Starting at the first line of the listing below, repeat each line exactly until the line containing "XAxis, YAxis, ReferenceArea", which you include. Leave out pictures.

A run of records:
━━━━━━

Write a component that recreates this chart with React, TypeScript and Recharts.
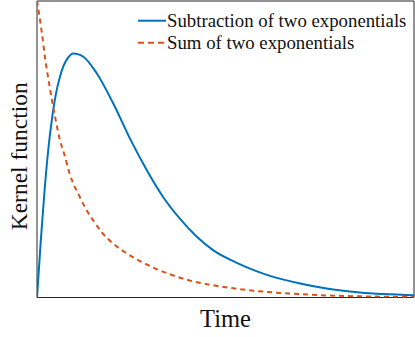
import React from "react";
import { LineChart, Line, XAxis, YAxis, ReferenceArea } from "recharts";

// Time samples and kernel values
const subTime = [0, 0.1, 0.2, 0.3, 0.4, 0.5, 0.6, 0.7, 0.82, 0.96, 1.1, 1.23, 1.58, 2.02, 2.47, 2.91, 3.34, 3.79, 4.24, 4.68, 5.3, 5.8, 6.18, 6.98, 7.68, 8.57, 10];
const subValues = [0, 0.19, 0.36, 0.5, 0.605, 0.685, 0.74, 0.78, 0.808, 0.823, 0.82, 0.812, 0.757, 0.655, 0.535, 0.43, 0.34, 0.266, 0.205, 0.159, 0.117, 0.09, 0.073, 0.047, 0.03, 0.017, 0.008];

const sumTime = [0, 0.08, 0.125, 0.21, 0.35, 0.48, 0.61, 0.72, 0.86, 0.96, 1.12, 1.3, 1.49, 1.72, 2.02, 2.38, 2.73, 3.1, 3.6, 4.15, 4.68, 5.21, 5.74, 6.27, 6.8, 7.68, 8.57, 10];
const sumValues = [1.0, 0.936, 0.896, 0.812, 0.7, 0.609, 0.53, 0.485, 0.42, 0.385, 0.343, 0.298, 0.26, 0.22, 0.182, 0.149, 0.123, 0.1, 0.075, 0.054, 0.041, 0.031, 0.023, 0.017, 0.013, 0.007, 0.004, 0.0015];

const seriesNames = ["Subtraction of two exponentials", "Sum of two exponentials"];
const xLabel = "Time";
const yLabel = "Kernel function";

const subData = subTime.map((t, i) => ({ t, v: subValues[i] }));
const sumData = sumTime.map((t, i) => ({ t, v: sumValues[i] }));

const BLUE = "#0072BD";
const ORANGE = "#D95319";
const FONT = "'Liberation Serif', 'Times New Roman', serif";
const textStyle = { fontFamily: FONT };

const LegendBox = () => (
  <svg width={277} height={56} style={{ position: "absolute", left: 138, top: 6, display: "block" }}>
    <line x1={0} y1={14.7} x2={28} y2={14.7} stroke={BLUE} strokeWidth={2} />
    <text x={29} y={20.5} style={textStyle} fontSize={18.8} fill="#111">{seriesNames[0]}</text>
    <line x1={0} y1={36.7} x2={28} y2={36.7} stroke={ORANGE} strokeWidth={2} strokeDasharray="6 4" />
    <text x={29} y={42.5} style={textStyle} fontSize={18.8} fill="#111">{seriesNames[1]}</text>
  </svg>
);

export default function App() {
  return (
    <div style={{ position: "absolute", left: 0, top: 0, width: 415, height: 337, background: "#fff" }}>
      <LineChart width={415} height={337} margin={{ top: 1, right: 1, left: 0, bottom: 0 }}>
        <XAxis
          type="number"
          dataKey="t"
          domain={[0, 10]}
          allowDataOverflow
          tick={false}
          tickLine={false}
          axisLine={false}
          height={39.5}
          label={(props: any) => {
            const vb = props.viewBox;
            return (
              <text x={vb.x + vb.width / 2} y={vb.y + 29} textAnchor="middle" style={textStyle} fontSize={24.5} fill="#111">
                {xLabel}
              </text>
            );
          }}
        />
        <YAxis
          type="number"
          domain={[0, 1]}
          allowDataOverflow
          tick={false}
          tickLine={false}
          axisLine={false}
          width={37}
          label={(props: any) => {
            const vb = props.viewBox;
            const cx = vb.x + 27;
            const cy = vb.y + vb.height / 2 + 7;
            return (
              <text x={cx} y={cy} textAnchor="middle" style={textStyle} fontSize={23.5} fill="#111" transform={`rotate(-90, ${cx}, ${cy})`}>
                {yLabel}
              </text>
            );
          }}
        />
        <Line data={subData} dataKey="v" type="monotone" stroke={BLUE} strokeWidth={2} dot={false} isAnimationActive={false} />
        <Line data={sumData} dataKey="v" type="monotone" stroke={ORANGE} strokeWidth={2} strokeDasharray="5 4" dot={false} isAnimationActive={false} />
        <ReferenceArea x1={0} x2={10} y1={0} y2={1} fill="none" fillOpacity={0} stroke="#262626" strokeWidth={1} />
      </LineChart>
      <LegendBox />
    </div>
  );
}
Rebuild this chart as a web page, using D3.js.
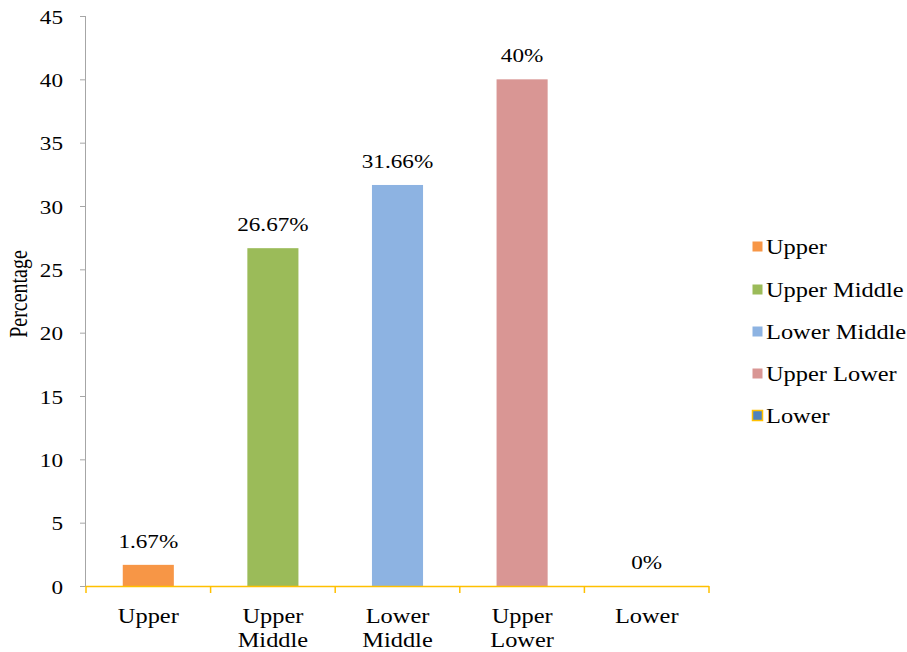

━━━━━━

* _FINISHED TASK_
Write a component that recreates this chart with React, TypeScript and Recharts.
import React from "react";
import { LineChart, Line, XAxis, YAxis, ReferenceArea } from "recharts";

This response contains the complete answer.